Dr. Sanders punted to Edward Stone, executive director of the Thirty Meter collaboration and an astrophysicist at Caltech. “The agreement is for Mauna Kea,” Dr. Stone said quietly. “Each member would have to agree to go to La Palma,” he said.

He added, “We’re not there yet.” Some of the partners were already willing to move the telescope, he said, but others wanted to wait and see what happened in Hawaii.

In January, a bill was introduced into both houses of Hawaii’s Legislature that would establish a reconciliation commission to mediate between protesters and the state. Its sponsors hope to “decouple” the dispute of Mauna Kea from broader conflicts over issues such as housing, education, health care and the preservation of Hawaiian culture, which linger from the overthrow of the Hawaiian Kingdom in 1893 and its territory’s subsequent annexation by the United States. According to Dr. Stone, “quiet conversations” were being held with state leaders, telescope opponents and astronomers.

If the talks fail, Dr. Stone added, “I’m sure the partners will agree to go to La Palma.”

The La Palma site is lower in altitude than Mauna Kea, making it less desirable for observing some types of cosmic infrared radiation, but Dr. Sanders declared that the science they needed could be done from both sites: “Mauna Kea is a better site, and we want to go there.”

A final decision, Dr. Sanders added, was a few months away.
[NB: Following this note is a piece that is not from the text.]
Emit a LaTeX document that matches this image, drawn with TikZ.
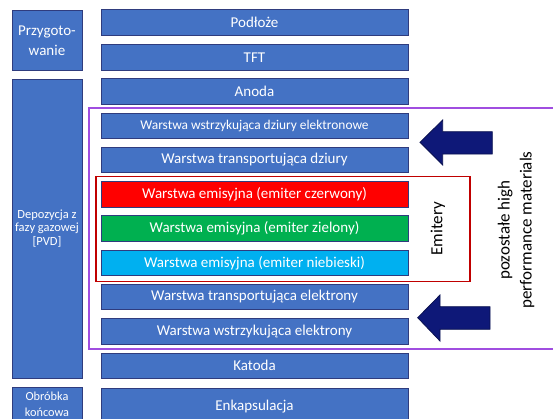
\documentclass[tikz,border=0pt]{standalone}
\usepackage{fontspec}
\setmainfont{Carlito}
\definecolor{layerfill}{HTML}{4472C4}
\definecolor{layerline}{HTML}{2F3C7E}
\definecolor{emred}{HTML}{FF0000}
\definecolor{emgreen}{HTML}{00B050}
\definecolor{emblue}{HTML}{00B0F0}
\definecolor{groupred}{HTML}{C00000}
\definecolor{grouppurple}{HTML}{A04EE0}
\definecolor{arrowfill}{HTML}{0E1878}
\definecolor{arrowline}{HTML}{0A1150}
\begin{document}
\begin{tikzpicture}[x=1pt,y=-1pt,
  layer/.style={draw=layerline, line width=1pt, fill=layerfill, text=white,
    minimum width=307pt, minimum height=25.5pt, inner sep=0pt,
    font=\fontsize{15}{18}\selectfont},
  stage/.style={draw=layerline, line width=1pt, fill=layerfill, text=white,
    minimum width=70pt, inner sep=0pt, align=center},
  bigarrow/.style={fill=arrowfill, draw=arrowline, line width=0.8pt},
  sidelabel/.style={rotate=90, align=center, inner sep=0pt, text=black}]
\useasboundingbox (0,0) rectangle (553,418);
\clip (0,0) rectangle (553,418);

% process stages
\node[stage, minimum height=60pt, font=\fontsize{15}{20}\selectfont]
  (prep) at (47,40.5) {Przygoto-\\wanie};
\node[stage, minimum height=299pt, font=\fontsize{12.5}{13.5}\selectfont]
  (pvd) at (47,228.5) {Depozycja z\\fazy gazowej\\{[PVD]}};
\node[stage, minimum height=34pt, font=\fontsize{12.3}{16}\selectfont]
  (post) at (47,404) {Obróbka\\końcowa};

% layer stack
\node[layer] (sub)  at (254.5,22.5) {Podłoże};
\node[layer] (tft)  at (254.5,57.5) {TFT};
\node[layer] (anode) at (254.5,91.5) {Anoda};
\node[layer, font=\fontsize{13.4}{16}\selectfont] (hil) at (254.5,126) {Warstwa wstrzykująca dziury elektronowe};
\node[layer] (htl)  at (254.5,160) {Warstwa transportująca dziury};
\node[layer, fill=emred]   (red)   at (254.5,194.3) {Warstwa emisyjna (emiter czerwony)};
\node[layer, fill=emgreen] (green) at (254.5,228.5) {Warstwa emisyjna (emiter zielony)};
\node[layer, fill=emblue]  (blue)  at (254.5,263)   {Warstwa emisyjna (emiter niebieski)};
\node[layer] (etl)  at (254.5,297)   {Warstwa transportująca elektrony};
\node[layer] (eil)  at (254.5,331.3) {Warstwa wstrzykująca elektrony};
\node[layer] (cath) at (254.5,365.8) {Katoda};
\node[layer, minimum height=37pt] (encap) at (254.5,406.5) {Enkapsulacja};

% group frames
\draw[grouppurple, line width=2pt] (89,108) rectangle (570,349);
\draw[groupred, line width=1.3pt] (96,176.7) rectangle (470,281.7);

% side labels
\node[sidelabel, font=\fontsize{17}{20}\selectfont] (emit) at (438,229) {Emitery};
\node[sidelabel, font=\fontsize{17}{22}\selectfont] (hpm) at (516,230)
  {pozostałe high\\performance materials};

% block arrows
\draw[bigarrow] (420,142.3) -- (442.7,120) -- (442.7,131.7) -- (492.3,131.7)
  -- (492.3,154) -- (442.7,154) -- (442.7,165) -- cycle;
\draw[bigarrow] (417.7,317.7) -- (440,295) -- (440,306.7) -- (490,306.7)
  -- (490,329.3) -- (440,329.3) -- (440,341) -- cycle;
\end{tikzpicture}
\end{document}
Dr. Sanders told the panel that he once had been a project scientist for the Superconducting Super Collider, which was canceled by Congress in 1993 and superseded by CERN’s Large Hadron Collider, which in 2012 discovered the long-sought Higgs boson. High-energy physics in the United States has never been the same.

“We are definitely second rate,” he said. “I mourn the kinds of things we could have done.”

The panelists adjourned without tipping their hands.

“Thank you for your frank responses,” Dr. Heckman said in conclusion. “It’s a big challenge. We understand that.”